[Records from a dataset]
START

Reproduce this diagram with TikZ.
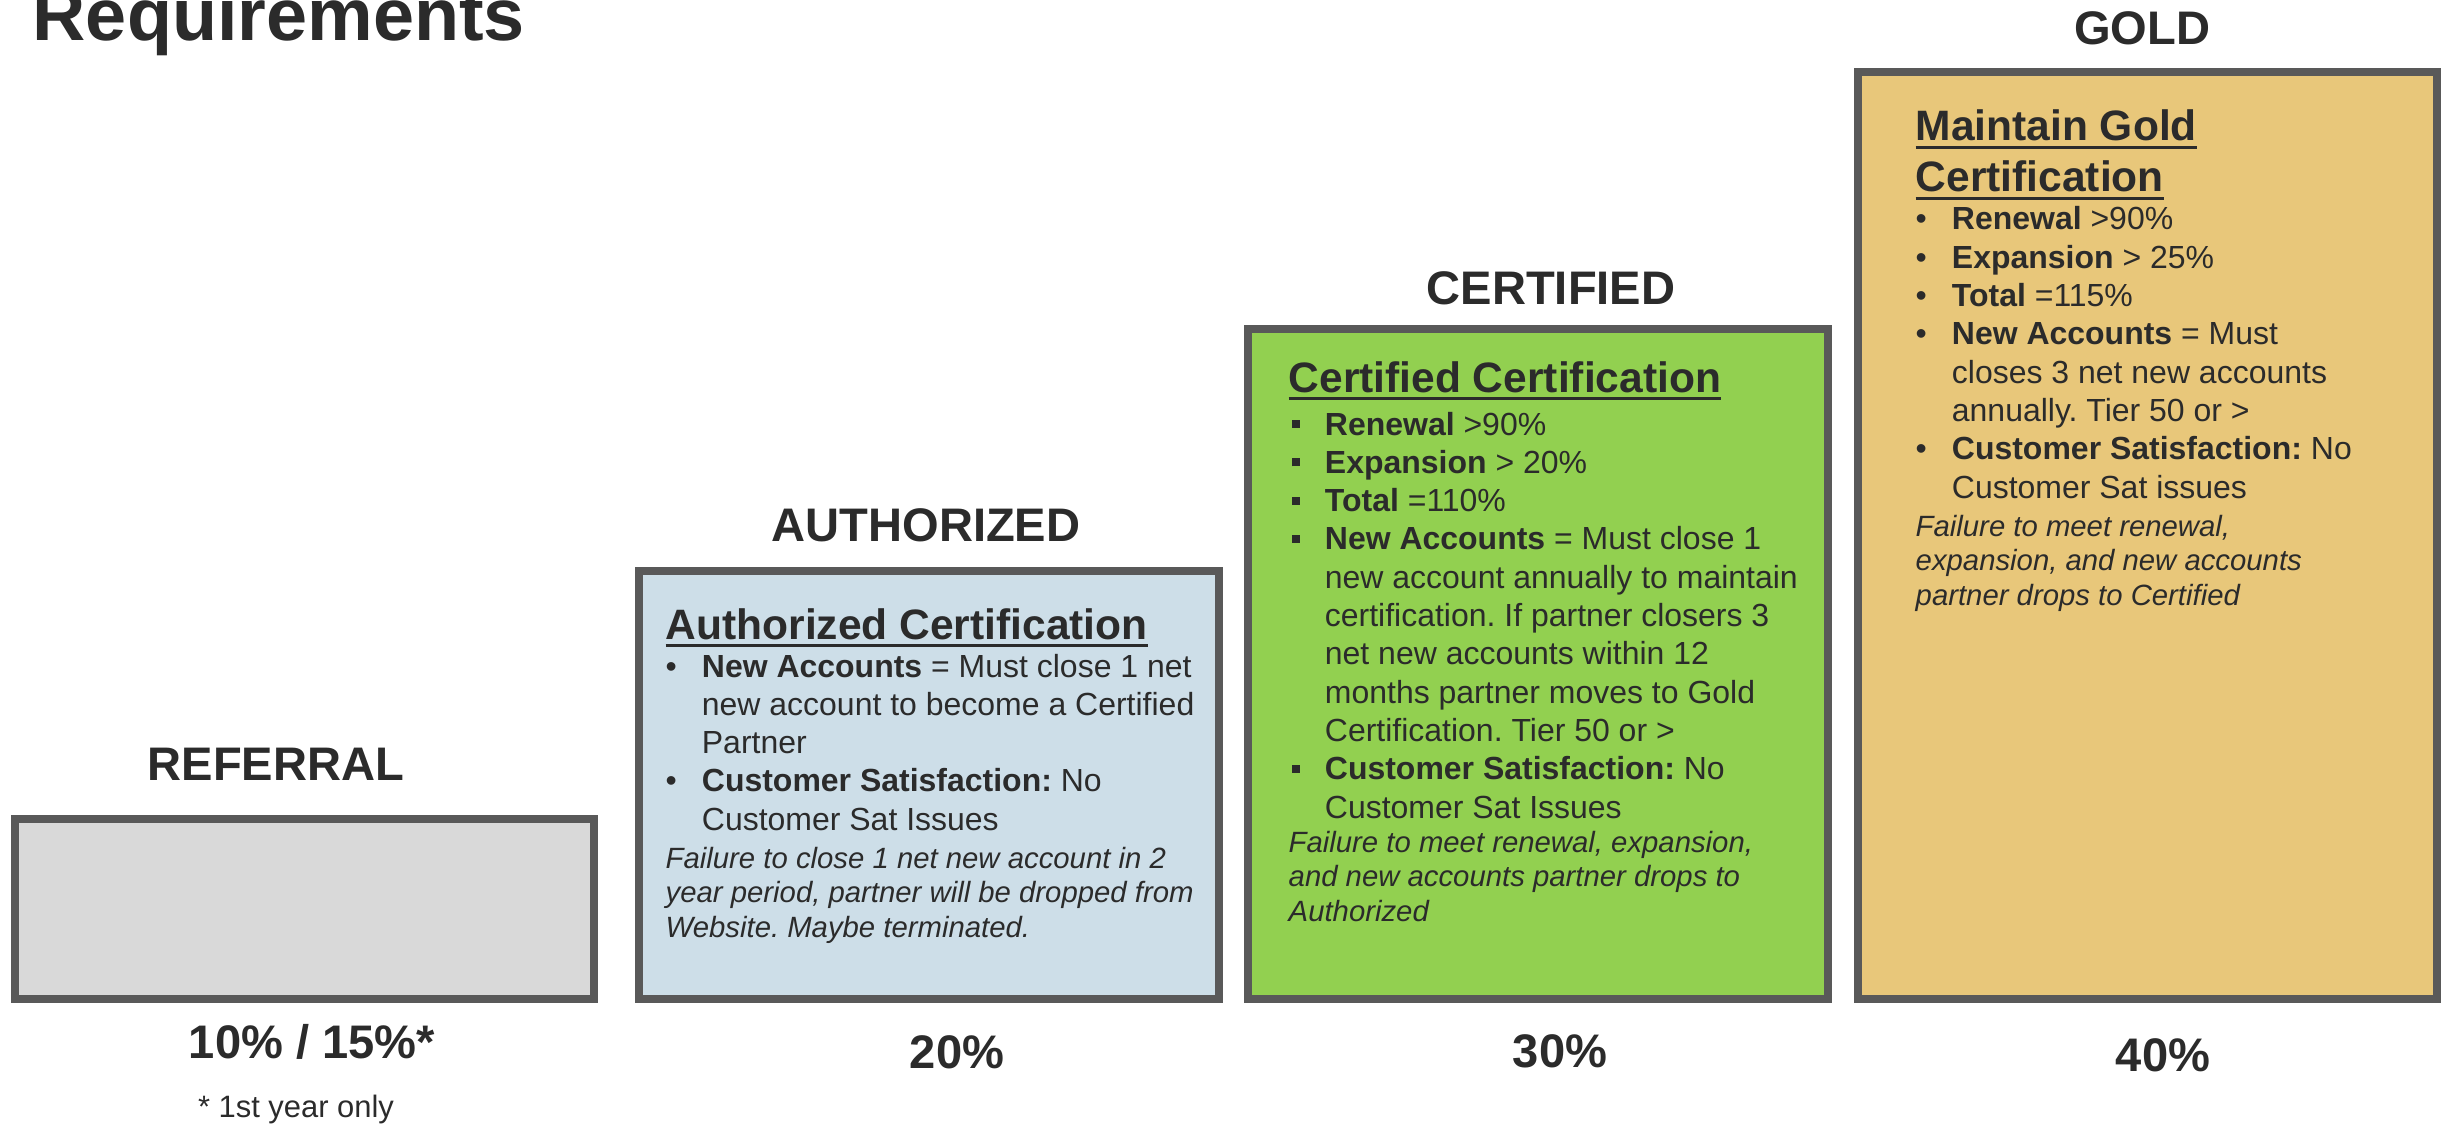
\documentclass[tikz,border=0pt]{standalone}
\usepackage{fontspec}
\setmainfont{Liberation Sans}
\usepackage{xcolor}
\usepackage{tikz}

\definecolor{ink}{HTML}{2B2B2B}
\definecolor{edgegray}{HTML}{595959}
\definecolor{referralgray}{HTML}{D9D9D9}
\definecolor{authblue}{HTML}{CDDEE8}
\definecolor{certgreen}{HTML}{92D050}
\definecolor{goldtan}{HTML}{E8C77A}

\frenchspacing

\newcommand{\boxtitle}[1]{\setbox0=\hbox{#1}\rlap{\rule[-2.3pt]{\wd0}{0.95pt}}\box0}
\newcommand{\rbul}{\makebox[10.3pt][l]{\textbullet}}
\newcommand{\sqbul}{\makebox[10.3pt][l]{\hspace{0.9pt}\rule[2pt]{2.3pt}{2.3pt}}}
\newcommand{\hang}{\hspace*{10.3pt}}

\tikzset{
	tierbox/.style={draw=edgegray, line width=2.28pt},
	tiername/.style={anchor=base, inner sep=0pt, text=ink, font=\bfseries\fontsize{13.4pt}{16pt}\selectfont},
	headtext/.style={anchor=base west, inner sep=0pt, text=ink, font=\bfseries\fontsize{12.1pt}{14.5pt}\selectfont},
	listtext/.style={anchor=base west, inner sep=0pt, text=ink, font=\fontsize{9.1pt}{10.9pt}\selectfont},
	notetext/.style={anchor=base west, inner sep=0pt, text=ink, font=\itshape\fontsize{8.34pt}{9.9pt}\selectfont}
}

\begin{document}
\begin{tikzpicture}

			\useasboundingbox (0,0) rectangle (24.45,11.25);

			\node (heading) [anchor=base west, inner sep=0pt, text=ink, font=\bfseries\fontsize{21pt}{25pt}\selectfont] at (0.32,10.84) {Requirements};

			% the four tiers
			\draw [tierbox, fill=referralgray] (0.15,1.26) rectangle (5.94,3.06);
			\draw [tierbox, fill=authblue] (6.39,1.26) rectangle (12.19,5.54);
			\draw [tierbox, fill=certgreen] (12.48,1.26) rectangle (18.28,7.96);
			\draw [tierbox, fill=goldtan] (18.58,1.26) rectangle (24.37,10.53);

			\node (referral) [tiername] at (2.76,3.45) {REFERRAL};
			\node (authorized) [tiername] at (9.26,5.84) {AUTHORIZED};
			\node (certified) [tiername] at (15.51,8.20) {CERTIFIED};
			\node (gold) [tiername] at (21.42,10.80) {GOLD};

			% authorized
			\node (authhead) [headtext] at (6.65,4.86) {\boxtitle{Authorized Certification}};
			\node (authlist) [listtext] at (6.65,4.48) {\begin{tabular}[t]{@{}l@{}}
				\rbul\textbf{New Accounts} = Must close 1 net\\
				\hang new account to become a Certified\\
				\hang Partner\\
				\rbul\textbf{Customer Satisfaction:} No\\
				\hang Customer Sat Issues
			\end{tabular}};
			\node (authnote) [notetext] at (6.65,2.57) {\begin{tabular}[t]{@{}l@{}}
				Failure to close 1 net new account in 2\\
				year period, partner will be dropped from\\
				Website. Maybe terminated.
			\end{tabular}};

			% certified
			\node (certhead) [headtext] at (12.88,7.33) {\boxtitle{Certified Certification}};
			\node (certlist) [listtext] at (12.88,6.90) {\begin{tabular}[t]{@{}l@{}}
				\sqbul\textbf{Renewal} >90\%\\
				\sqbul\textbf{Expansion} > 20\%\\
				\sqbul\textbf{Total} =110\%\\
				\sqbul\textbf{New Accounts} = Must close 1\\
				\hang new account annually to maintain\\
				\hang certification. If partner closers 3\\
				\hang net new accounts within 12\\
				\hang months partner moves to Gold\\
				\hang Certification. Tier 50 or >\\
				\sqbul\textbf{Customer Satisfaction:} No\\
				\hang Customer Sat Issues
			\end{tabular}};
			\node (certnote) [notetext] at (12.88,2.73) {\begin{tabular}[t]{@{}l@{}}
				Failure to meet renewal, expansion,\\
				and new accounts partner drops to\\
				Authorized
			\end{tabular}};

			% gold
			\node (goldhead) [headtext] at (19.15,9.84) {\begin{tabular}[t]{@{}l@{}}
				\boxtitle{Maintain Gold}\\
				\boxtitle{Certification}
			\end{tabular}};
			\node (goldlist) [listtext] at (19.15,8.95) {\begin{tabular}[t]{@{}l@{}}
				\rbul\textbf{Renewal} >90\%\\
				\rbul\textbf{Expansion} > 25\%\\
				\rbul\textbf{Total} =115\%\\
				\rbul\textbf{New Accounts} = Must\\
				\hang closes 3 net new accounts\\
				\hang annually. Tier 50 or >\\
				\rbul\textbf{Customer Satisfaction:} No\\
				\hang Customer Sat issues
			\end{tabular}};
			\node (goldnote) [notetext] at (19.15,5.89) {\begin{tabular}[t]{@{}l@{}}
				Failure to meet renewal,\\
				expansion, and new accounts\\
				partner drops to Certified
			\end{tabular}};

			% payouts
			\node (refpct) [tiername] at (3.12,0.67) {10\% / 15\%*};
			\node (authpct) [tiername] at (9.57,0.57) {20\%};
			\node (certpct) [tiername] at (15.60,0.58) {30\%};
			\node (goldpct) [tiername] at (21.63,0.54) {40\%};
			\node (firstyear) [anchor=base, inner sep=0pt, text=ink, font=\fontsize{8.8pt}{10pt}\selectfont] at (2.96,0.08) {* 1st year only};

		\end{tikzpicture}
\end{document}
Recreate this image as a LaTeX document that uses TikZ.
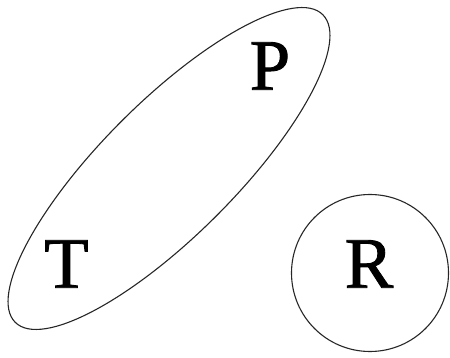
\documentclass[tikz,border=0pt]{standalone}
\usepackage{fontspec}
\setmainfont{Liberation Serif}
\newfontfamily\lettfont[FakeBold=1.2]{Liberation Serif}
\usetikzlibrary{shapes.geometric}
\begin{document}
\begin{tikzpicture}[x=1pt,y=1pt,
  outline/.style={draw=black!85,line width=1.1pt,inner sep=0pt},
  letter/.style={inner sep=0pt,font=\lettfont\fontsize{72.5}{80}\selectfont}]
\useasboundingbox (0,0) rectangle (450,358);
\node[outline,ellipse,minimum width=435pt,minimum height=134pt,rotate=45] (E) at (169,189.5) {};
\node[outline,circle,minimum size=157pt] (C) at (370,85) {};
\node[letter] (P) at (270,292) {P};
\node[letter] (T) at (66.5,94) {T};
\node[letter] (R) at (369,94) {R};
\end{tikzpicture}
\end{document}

END

Return the listing above unchanged, apart from dropping its pictures.

Reproduce this diagram with TikZ.
\documentclass[tikz,border=0pt]{standalone}
\usepackage{fontspec}
\setmainfont{Liberation Sans}
\usepackage{xcolor}
\usepackage{tikz}

\definecolor{ink}{HTML}{2B2B2B}
\definecolor{edgegray}{HTML}{595959}
\definecolor{referralgray}{HTML}{D9D9D9}
\definecolor{authblue}{HTML}{CDDEE8}
\definecolor{certgreen}{HTML}{92D050}
\definecolor{goldtan}{HTML}{E8C77A}

\frenchspacing

\newcommand{\boxtitle}[1]{\setbox0=\hbox{#1}\rlap{\rule[-2.3pt]{\wd0}{0.95pt}}\box0}
\newcommand{\rbul}{\makebox[10.3pt][l]{\textbullet}}
\newcommand{\sqbul}{\makebox[10.3pt][l]{\hspace{0.9pt}\rule[2pt]{2.3pt}{2.3pt}}}
\newcommand{\hang}{\hspace*{10.3pt}}

\tikzset{
	tierbox/.style={draw=edgegray, line width=2.28pt},
	tiername/.style={anchor=base, inner sep=0pt, text=ink, font=\bfseries\fontsize{13.4pt}{16pt}\selectfont},
	headtext/.style={anchor=base west, inner sep=0pt, text=ink, font=\bfseries\fontsize{12.1pt}{14.5pt}\selectfont},
	listtext/.style={anchor=base west, inner sep=0pt, text=ink, font=\fontsize{9.1pt}{10.9pt}\selectfont},
	notetext/.style={anchor=base west, inner sep=0pt, text=ink, font=\itshape\fontsize{8.34pt}{9.9pt}\selectfont}
}

\begin{document}
\begin{tikzpicture}

			\useasboundingbox (0,0) rectangle (24.45,11.25);

			\node (heading) [anchor=base west, inner sep=0pt, text=ink, font=\bfseries\fontsize{21pt}{25pt}\selectfont] at (0.32,10.84) {Requirements};

			% the four tiers
			\draw [tierbox, fill=referralgray] (0.15,1.26) rectangle (5.94,3.06);
			\draw [tierbox, fill=authblue] (6.39,1.26) rectangle (12.19,5.54);
			\draw [tierbox, fill=certgreen] (12.48,1.26) rectangle (18.28,7.96);
			\draw [tierbox, fill=goldtan] (18.58,1.26) rectangle (24.37,10.53);

			\node (referral) [tiername] at (2.76,3.45) {REFERRAL};
			\node (authorized) [tiername] at (9.26,5.84) {AUTHORIZED};
			\node (certified) [tiername] at (15.51,8.20) {CERTIFIED};
			\node (gold) [tiername] at (21.42,10.80) {GOLD};

			% authorized
			\node (authhead) [headtext] at (6.65,4.86) {\boxtitle{Authorized Certification}};
			\node (authlist) [listtext] at (6.65,4.48) {\begin{tabular}[t]{@{}l@{}}
				\rbul\textbf{New Accounts} = Must close 1 net\\
				\hang new account to become a Certified\\
				\hang Partner\\
				\rbul\textbf{Customer Satisfaction:} No\\
				\hang Customer Sat Issues
			\end{tabular}};
			\node (authnote) [notetext] at (6.65,2.57) {\begin{tabular}[t]{@{}l@{}}
				Failure to close 1 net new account in 2\\
				year period, partner will be dropped from\\
				Website. Maybe terminated.
			\end{tabular}};

			% certified
			\node (certhead) [headtext] at (12.88,7.33) {\boxtitle{Certified Certification}};
			\node (certlist) [listtext] at (12.88,6.90) {\begin{tabular}[t]{@{}l@{}}
				\sqbul\textbf{Renewal} >90\%\\
				\sqbul\textbf{Expansion} > 20\%\\
				\sqbul\textbf{Total} =110\%\\
				\sqbul\textbf{New Accounts} = Must close 1\\
				\hang new account annually to maintain\\
				\hang certification. If partner closers 3\\
				\hang net new accounts within 12\\
				\hang months partner moves to Gold\\
				\hang Certification. Tier 50 or >\\
				\sqbul\textbf{Customer Satisfaction:} No\\
				\hang Customer Sat Issues
			\end{tabular}};
			\node (certnote) [notetext] at (12.88,2.73) {\begin{tabular}[t]{@{}l@{}}
				Failure to meet renewal, expansion,\\
				and new accounts partner drops to\\
				Authorized
			\end{tabular}};

			% gold
			\node (goldhead) [headtext] at (19.15,9.84) {\begin{tabular}[t]{@{}l@{}}
				\boxtitle{Maintain Gold}\\
				\boxtitle{Certification}
			\end{tabular}};
			\node (goldlist) [listtext] at (19.15,8.95) {\begin{tabular}[t]{@{}l@{}}
				\rbul\textbf{Renewal} >90\%\\
				\rbul\textbf{Expansion} > 25\%\\
				\rbul\textbf{Total} =115\%\\
				\rbul\textbf{New Accounts} = Must\\
				\hang closes 3 net new accounts\\
				\hang annually. Tier 50 or >\\
				\rbul\textbf{Customer Satisfaction:} No\\
				\hang Customer Sat issues
			\end{tabular}};
			\node (goldnote) [notetext] at (19.15,5.89) {\begin{tabular}[t]{@{}l@{}}
				Failure to meet renewal,\\
				expansion, and new accounts\\
				partner drops to Certified
			\end{tabular}};

			% payouts
			\node (refpct) [tiername] at (3.12,0.67) {10\% / 15\%*};
			\node (authpct) [tiername] at (9.57,0.57) {20\%};
			\node (certpct) [tiername] at (15.60,0.58) {30\%};
			\node (goldpct) [tiername] at (21.63,0.54) {40\%};
			\node (firstyear) [anchor=base, inner sep=0pt, text=ink, font=\fontsize{8.8pt}{10pt}\selectfont] at (2.96,0.08) {* 1st year only};

		\end{tikzpicture}
\end{document}
Recreate this image as a LaTeX document that uses TikZ.
\documentclass[tikz,border=0pt]{standalone}
\usepackage{fontspec}
\setmainfont{Liberation Serif}
\newfontfamily\lettfont[FakeBold=1.2]{Liberation Serif}
\usetikzlibrary{shapes.geometric}
\begin{document}
\begin{tikzpicture}[x=1pt,y=1pt,
  outline/.style={draw=black!85,line width=1.1pt,inner sep=0pt},
  letter/.style={inner sep=0pt,font=\lettfont\fontsize{72.5}{80}\selectfont}]
\useasboundingbox (0,0) rectangle (450,358);
\node[outline,ellipse,minimum width=435pt,minimum height=134pt,rotate=45] (E) at (169,189.5) {};
\node[outline,circle,minimum size=157pt] (C) at (370,85) {};
\node[letter] (P) at (270,292) {P};
\node[letter] (T) at (66.5,94) {T};
\node[letter] (R) at (369,94) {R};
\end{tikzpicture}
\end{document}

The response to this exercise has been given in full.